== DATASET EXCERPT ==
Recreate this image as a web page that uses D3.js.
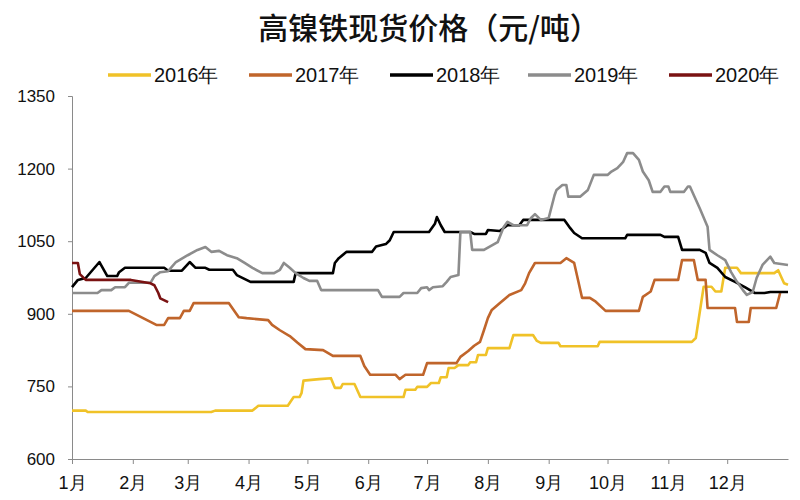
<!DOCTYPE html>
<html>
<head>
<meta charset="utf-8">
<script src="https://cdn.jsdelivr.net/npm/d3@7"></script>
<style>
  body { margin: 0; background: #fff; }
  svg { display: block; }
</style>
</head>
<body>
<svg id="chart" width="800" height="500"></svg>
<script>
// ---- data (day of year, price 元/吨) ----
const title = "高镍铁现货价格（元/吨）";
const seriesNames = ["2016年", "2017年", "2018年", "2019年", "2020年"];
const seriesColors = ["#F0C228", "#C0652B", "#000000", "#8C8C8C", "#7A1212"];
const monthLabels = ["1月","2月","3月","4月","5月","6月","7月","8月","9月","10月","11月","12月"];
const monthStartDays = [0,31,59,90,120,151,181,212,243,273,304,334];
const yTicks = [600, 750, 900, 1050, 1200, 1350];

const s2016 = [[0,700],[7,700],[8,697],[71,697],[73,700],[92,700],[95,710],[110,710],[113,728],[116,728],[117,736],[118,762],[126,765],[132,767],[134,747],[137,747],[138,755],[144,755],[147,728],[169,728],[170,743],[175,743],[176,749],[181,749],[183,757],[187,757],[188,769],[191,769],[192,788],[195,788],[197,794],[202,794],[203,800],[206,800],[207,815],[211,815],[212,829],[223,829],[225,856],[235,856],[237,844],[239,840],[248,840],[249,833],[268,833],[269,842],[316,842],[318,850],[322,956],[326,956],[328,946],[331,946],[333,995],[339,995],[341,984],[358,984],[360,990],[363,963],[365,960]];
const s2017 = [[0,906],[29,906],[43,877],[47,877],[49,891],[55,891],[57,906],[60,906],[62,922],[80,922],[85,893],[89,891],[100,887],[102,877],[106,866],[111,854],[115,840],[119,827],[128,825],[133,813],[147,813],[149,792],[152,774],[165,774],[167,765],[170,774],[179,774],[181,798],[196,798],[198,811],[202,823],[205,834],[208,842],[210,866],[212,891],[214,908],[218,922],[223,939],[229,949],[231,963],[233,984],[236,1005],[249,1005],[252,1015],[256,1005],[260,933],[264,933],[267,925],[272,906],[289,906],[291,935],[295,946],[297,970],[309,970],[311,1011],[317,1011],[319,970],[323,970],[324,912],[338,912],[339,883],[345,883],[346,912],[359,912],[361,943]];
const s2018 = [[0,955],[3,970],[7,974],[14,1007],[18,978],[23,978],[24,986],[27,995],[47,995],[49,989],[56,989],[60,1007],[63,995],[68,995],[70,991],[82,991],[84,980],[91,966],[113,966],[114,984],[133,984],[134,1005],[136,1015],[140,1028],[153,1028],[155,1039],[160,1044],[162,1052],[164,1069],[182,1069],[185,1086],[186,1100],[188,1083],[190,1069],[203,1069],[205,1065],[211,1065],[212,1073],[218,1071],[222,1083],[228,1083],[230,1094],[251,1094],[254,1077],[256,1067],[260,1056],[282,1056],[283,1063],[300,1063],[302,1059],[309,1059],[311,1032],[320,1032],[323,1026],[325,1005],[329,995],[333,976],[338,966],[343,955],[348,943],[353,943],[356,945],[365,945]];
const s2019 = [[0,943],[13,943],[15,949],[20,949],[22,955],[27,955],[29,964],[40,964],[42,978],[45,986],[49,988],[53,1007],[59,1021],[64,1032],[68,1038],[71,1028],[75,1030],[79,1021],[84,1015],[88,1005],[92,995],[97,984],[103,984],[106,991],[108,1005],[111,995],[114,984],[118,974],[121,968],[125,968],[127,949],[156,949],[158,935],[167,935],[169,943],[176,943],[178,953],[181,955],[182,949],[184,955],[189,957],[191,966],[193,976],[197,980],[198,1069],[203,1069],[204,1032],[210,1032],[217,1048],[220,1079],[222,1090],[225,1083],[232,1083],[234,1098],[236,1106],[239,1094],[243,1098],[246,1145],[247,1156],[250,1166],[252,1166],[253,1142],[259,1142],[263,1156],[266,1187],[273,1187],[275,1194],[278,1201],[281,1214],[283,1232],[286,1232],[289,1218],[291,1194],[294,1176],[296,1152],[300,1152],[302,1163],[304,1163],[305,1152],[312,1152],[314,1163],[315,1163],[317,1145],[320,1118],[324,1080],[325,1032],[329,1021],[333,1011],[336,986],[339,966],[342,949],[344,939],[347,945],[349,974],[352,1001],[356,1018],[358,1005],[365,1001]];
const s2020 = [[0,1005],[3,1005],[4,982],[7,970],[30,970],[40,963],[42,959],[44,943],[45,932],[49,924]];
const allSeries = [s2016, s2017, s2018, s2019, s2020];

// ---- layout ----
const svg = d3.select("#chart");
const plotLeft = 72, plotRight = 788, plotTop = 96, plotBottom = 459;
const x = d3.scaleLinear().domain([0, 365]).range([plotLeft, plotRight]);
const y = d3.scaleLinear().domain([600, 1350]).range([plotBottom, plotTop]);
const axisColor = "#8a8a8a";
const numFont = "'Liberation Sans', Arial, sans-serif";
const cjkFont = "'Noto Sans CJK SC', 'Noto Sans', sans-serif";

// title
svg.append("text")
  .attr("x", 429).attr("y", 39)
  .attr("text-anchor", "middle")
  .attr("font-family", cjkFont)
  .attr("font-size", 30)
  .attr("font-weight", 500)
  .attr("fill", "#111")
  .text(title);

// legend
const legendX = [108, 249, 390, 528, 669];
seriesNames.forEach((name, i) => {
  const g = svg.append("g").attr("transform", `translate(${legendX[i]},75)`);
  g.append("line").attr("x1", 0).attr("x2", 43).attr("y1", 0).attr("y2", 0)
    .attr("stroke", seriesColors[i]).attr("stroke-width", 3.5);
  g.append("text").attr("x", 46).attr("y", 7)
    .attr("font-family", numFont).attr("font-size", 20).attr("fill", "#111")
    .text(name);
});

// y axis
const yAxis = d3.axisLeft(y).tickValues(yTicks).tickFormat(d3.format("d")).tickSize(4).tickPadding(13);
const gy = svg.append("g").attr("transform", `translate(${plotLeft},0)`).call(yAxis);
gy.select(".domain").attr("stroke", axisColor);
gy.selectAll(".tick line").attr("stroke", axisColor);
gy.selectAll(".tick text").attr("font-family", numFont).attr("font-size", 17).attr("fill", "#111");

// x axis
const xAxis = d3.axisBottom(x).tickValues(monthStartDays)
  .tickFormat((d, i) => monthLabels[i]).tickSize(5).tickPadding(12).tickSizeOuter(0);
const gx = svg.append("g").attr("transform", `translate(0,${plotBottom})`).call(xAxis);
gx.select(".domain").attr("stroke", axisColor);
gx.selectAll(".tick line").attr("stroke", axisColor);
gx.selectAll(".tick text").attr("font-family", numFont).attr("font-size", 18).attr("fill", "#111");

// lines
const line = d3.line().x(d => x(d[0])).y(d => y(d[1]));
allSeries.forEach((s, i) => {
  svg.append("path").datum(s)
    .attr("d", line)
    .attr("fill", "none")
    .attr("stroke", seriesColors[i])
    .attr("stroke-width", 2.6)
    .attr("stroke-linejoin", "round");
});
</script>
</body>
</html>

== GIVEN REQUEST ==
Go through the listing above and write it out again exactly, dropping the pictures.

== RESULT OF THE EXERCISE ==
Recreate this image as a web page that uses D3.js.
<!DOCTYPE html>
<html>
<head>
<meta charset="utf-8">
<script src="https://cdn.jsdelivr.net/npm/d3@7"></script>
<style>
  body { margin: 0; background: #fff; }
  svg { display: block; }
</style>
</head>
<body>
<svg id="chart" width="800" height="500"></svg>
<script>
// ---- data (day of year, price 元/吨) ----
const title = "高镍铁现货价格（元/吨）";
const seriesNames = ["2016年", "2017年", "2018年", "2019年", "2020年"];
const seriesColors = ["#F0C228", "#C0652B", "#000000", "#8C8C8C", "#7A1212"];
const monthLabels = ["1月","2月","3月","4月","5月","6月","7月","8月","9月","10月","11月","12月"];
const monthStartDays = [0,31,59,90,120,151,181,212,243,273,304,334];
const yTicks = [600, 750, 900, 1050, 1200, 1350];

const s2016 = [[0,700],[7,700],[8,697],[71,697],[73,700],[92,700],[95,710],[110,710],[113,728],[116,728],[117,736],[118,762],[126,765],[132,767],[134,747],[137,747],[138,755],[144,755],[147,728],[169,728],[170,743],[175,743],[176,749],[181,749],[183,757],[187,757],[188,769],[191,769],[192,788],[195,788],[197,794],[202,794],[203,800],[206,800],[207,815],[211,815],[212,829],[223,829],[225,856],[235,856],[237,844],[239,840],[248,840],[249,833],[268,833],[269,842],[316,842],[318,850],[322,956],[326,956],[328,946],[331,946],[333,995],[339,995],[341,984],[358,984],[360,990],[363,963],[365,960]];
const s2017 = [[0,906],[29,906],[43,877],[47,877],[49,891],[55,891],[57,906],[60,906],[62,922],[80,922],[85,893],[89,891],[100,887],[102,877],[106,866],[111,854],[115,840],[119,827],[128,825],[133,813],[147,813],[149,792],[152,774],[165,774],[167,765],[170,774],[179,774],[181,798],[196,798],[198,811],[202,823],[205,834],[208,842],[210,866],[212,891],[214,908],[218,922],[223,939],[229,949],[231,963],[233,984],[236,1005],[249,1005],[252,1015],[256,1005],[260,933],[264,933],[267,925],[272,906],[289,906],[291,935],[295,946],[297,970],[309,970],[311,1011],[317,1011],[319,970],[323,970],[324,912],[338,912],[339,883],[345,883],[346,912],[359,912],[361,943]];
const s2018 = [[0,955],[3,970],[7,974],[14,1007],[18,978],[23,978],[24,986],[27,995],[47,995],[49,989],[56,989],[60,1007],[63,995],[68,995],[70,991],[82,991],[84,980],[91,966],[113,966],[114,984],[133,984],[134,1005],[136,1015],[140,1028],[153,1028],[155,1039],[160,1044],[162,1052],[164,1069],[182,1069],[185,1086],[186,1100],[188,1083],[190,1069],[203,1069],[205,1065],[211,1065],[212,1073],[218,1071],[222,1083],[228,1083],[230,1094],[251,1094],[254,1077],[256,1067],[260,1056],[282,1056],[283,1063],[300,1063],[302,1059],[309,1059],[311,1032],[320,1032],[323,1026],[325,1005],[329,995],[333,976],[338,966],[343,955],[348,943],[353,943],[356,945],[365,945]];
const s2019 = [[0,943],[13,943],[15,949],[20,949],[22,955],[27,955],[29,964],[40,964],[42,978],[45,986],[49,988],[53,1007],[59,1021],[64,1032],[68,1038],[71,1028],[75,1030],[79,1021],[84,1015],[88,1005],[92,995],[97,984],[103,984],[106,991],[108,1005],[111,995],[114,984],[118,974],[121,968],[125,968],[127,949],[156,949],[158,935],[167,935],[169,943],[176,943],[178,953],[181,955],[182,949],[184,955],[189,957],[191,966],[193,976],[197,980],[198,1069],[203,1069],[204,1032],[210,1032],[217,1048],[220,1079],[222,1090],[225,1083],[232,1083],[234,1098],[236,1106],[239,1094],[243,1098],[246,1145],[247,1156],[250,1166],[252,1166],[253,1142],[259,1142],[263,1156],[266,1187],[273,1187],[275,1194],[278,1201],[281,1214],[283,1232],[286,1232],[289,1218],[291,1194],[294,1176],[296,1152],[300,1152],[302,1163],[304,1163],[305,1152],[312,1152],[314,1163],[315,1163],[317,1145],[320,1118],[324,1080],[325,1032],[329,1021],[333,1011],[336,986],[339,966],[342,949],[344,939],[347,945],[349,974],[352,1001],[356,1018],[358,1005],[365,1001]];
const s2020 = [[0,1005],[3,1005],[4,982],[7,970],[30,970],[40,963],[42,959],[44,943],[45,932],[49,924]];
const allSeries = [s2016, s2017, s2018, s2019, s2020];

// ---- layout ----
const svg = d3.select("#chart");
const plotLeft = 72, plotRight = 788, plotTop = 96, plotBottom = 459;
const x = d3.scaleLinear().domain([0, 365]).range([plotLeft, plotRight]);
const y = d3.scaleLinear().domain([600, 1350]).range([plotBottom, plotTop]);
const axisColor = "#8a8a8a";
const numFont = "'Liberation Sans', Arial, sans-serif";
const cjkFont = "'Noto Sans CJK SC', 'Noto Sans', sans-serif";

// title
svg.append("text")
  .attr("x", 429).attr("y", 39)
  .attr("text-anchor", "middle")
  .attr("font-family", cjkFont)
  .attr("font-size", 30)
  .attr("font-weight", 500)
  .attr("fill", "#111")
  .text(title);

// legend
const legendX = [108, 249, 390, 528, 669];
seriesNames.forEach((name, i) => {
  const g = svg.append("g").attr("transform", `translate(${legendX[i]},75)`);
  g.append("line").attr("x1", 0).attr("x2", 43).attr("y1", 0).attr("y2", 0)
    .attr("stroke", seriesColors[i]).attr("stroke-width", 3.5);
  g.append("text").attr("x", 46).attr("y", 7)
    .attr("font-family", numFont).attr("font-size", 20).attr("fill", "#111")
    .text(name);
});

// y axis
const yAxis = d3.axisLeft(y).tickValues(yTicks).tickFormat(d3.format("d")).tickSize(4).tickPadding(13);
const gy = svg.append("g").attr("transform", `translate(${plotLeft},0)`).call(yAxis);
gy.select(".domain").attr("stroke", axisColor);
gy.selectAll(".tick line").attr("stroke", axisColor);
gy.selectAll(".tick text").attr("font-family", numFont).attr("font-size", 17).attr("fill", "#111");

// x axis
const xAxis = d3.axisBottom(x).tickValues(monthStartDays)
  .tickFormat((d, i) => monthLabels[i]).tickSize(5).tickPadding(12).tickSizeOuter(0);
const gx = svg.append("g").attr("transform", `translate(0,${plotBottom})`).call(xAxis);
gx.select(".domain").attr("stroke", axisColor);
gx.selectAll(".tick line").attr("stroke", axisColor);
gx.selectAll(".tick text").attr("font-family", numFont).attr("font-size", 18).attr("fill", "#111");

// lines
const line = d3.line().x(d => x(d[0])).y(d => y(d[1]));
allSeries.forEach((s, i) => {
  svg.append("path").datum(s)
    .attr("d", line)
    .attr("fill", "none")
    .attr("stroke", seriesColors[i])
    .attr("stroke-width", 2.6)
    .attr("stroke-linejoin", "round");
});
</script>
</body>
</html>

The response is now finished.